Site Reliability Engineer (SRE) - Gambling Product Team $5000-6000 (offline)
Employment Type: Full-Time, 100% Remote
Language Requirement: Upper-Intermediate English
Job Overview:
We are seeking a skilled Site Reliability Engineer (SRE) to join our Gambling Product Team. In this role, you will be instrumental in ensuring the optimal performance of our cloud applications and AWS cloud infrastructure. You'll collaborate with product engineering, cloud architecture, DevOps, and DevSecOps teams to enhance our system reliability and efficiency.
Key Responsibilities:
• Monitor, and enforce service-level agreements (SLAs) and service-level indicators (SLIs).
• Handle and respond to service outages and interruptions. This includes troubleshooting, root cause analysis, and post-mortem reviews to prevent future incidents.
• Monitor the infrastructure and application's performance to predict future system demands. This includes provisioning additional resources or optimizing the existing setup to handle the load.
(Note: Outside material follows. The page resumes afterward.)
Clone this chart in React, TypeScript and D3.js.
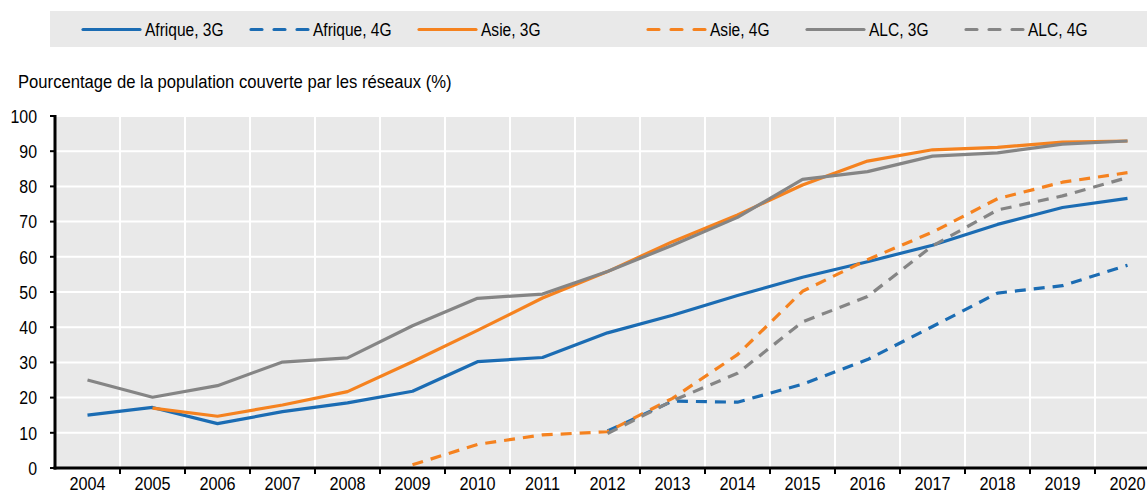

• Completes complex development, design, implementation, architecture design specification, and maintenance activities as needed.
• Automate manual operations work, including the deployment of code and configuration changes.
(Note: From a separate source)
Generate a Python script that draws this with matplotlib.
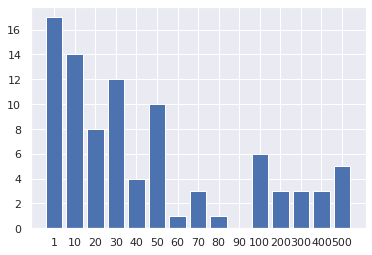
import matplotlib
matplotlib.use("Agg")
import matplotlib.pyplot as plt
import seaborn as sns

sns.set()

labels = ["1", "10", "20", "30", "40", "50", "60", "70", "80", "90",
          "100", "200", "300", "400", "500"]
counts = [17, 14, 8, 12, 4, 10, 1, 3, 1, 0, 6, 3, 3, 3, 5]

fig, ax = plt.subplots(figsize=(6, 4), dpi=72)
ax.bar(labels, counts)

plt.savefig("out.png", dpi=72, bbox_inches="tight")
• Set up and maintain monitoring, logging, and alerting systems.
• Monitor and analyze infrastructure costs to suggest ways to optimize and reduce unnecessary expenses.
• Identify and remove bottlenecks in the system to improve performance. This might involve code optimizations, database tuning, or optimizing server configurations.
• Build software and systems to manage platform infrastructure and applications
• Provide operational support and engineering for multiple large distributed software applications
• Fixing escalated issues from development team
• Document best practices, runbooks, and procedures for troubleshooting common issues.
• Improve reliability, quality, and time-to-market of our suite of software solutions
• Measure and optimize system performance, pushing our capabilities forward, getting ahead of product team needs, and innovating to continually improve
• Work collaboratively with product & software engineering professionals to define infrastructure and deployment requirements.
• Provision, configure and maintain cloud infrastructure defined as code.
• Ensure that the infrastructure and applications meet security standards and comply with relevant regulations. This might involve regular security audits, patching, and vulnerability assessments.
• Troubleshoot problems across a wide array of services and functional areas.
• Gather and analyze metrics from both operating systems and applications to assist in performance tuning and fault finding
• Partner with development teams to improve services through rigorous testing and release procedures
• Create sustainable systems and services through automation and uplifts
• Strong organizational skills, customer service focus, attention to detail, and process orientation
• Consistent and regular attendance including on-call availability on a rotational basis is an essential function of this job
Qualifications
• Bachelor’s degree or equivalent in relevant discipline.
• 5 years of experience building and maintaining AWS infrastructure (VPC, EC2, Security Groups, IAM, ECS, CodeDeploy, CloudFront, S3)
• Strong understanding of how to secure AWS environments and meet compliance requirements
• Hands-on experience deploying and managing infrastructure with Terraform
• Experience with Kubernetes, GitHub, Jenkins, ELK and deploying applications on AWS
• Ability to learn/use a wide variety of open-source technologies and tools
• Ability to program (structured and OO) with one or more high level languages, with a strong preference for GoLang
• Experience with distributed storage technologies like NFS, HDFS, Ceph, S3 as well as dynamic resource management frameworks (Mesos, Kubernetes, Yarn)
• Must be able to work varied shifts, including nights, weekends and holidays.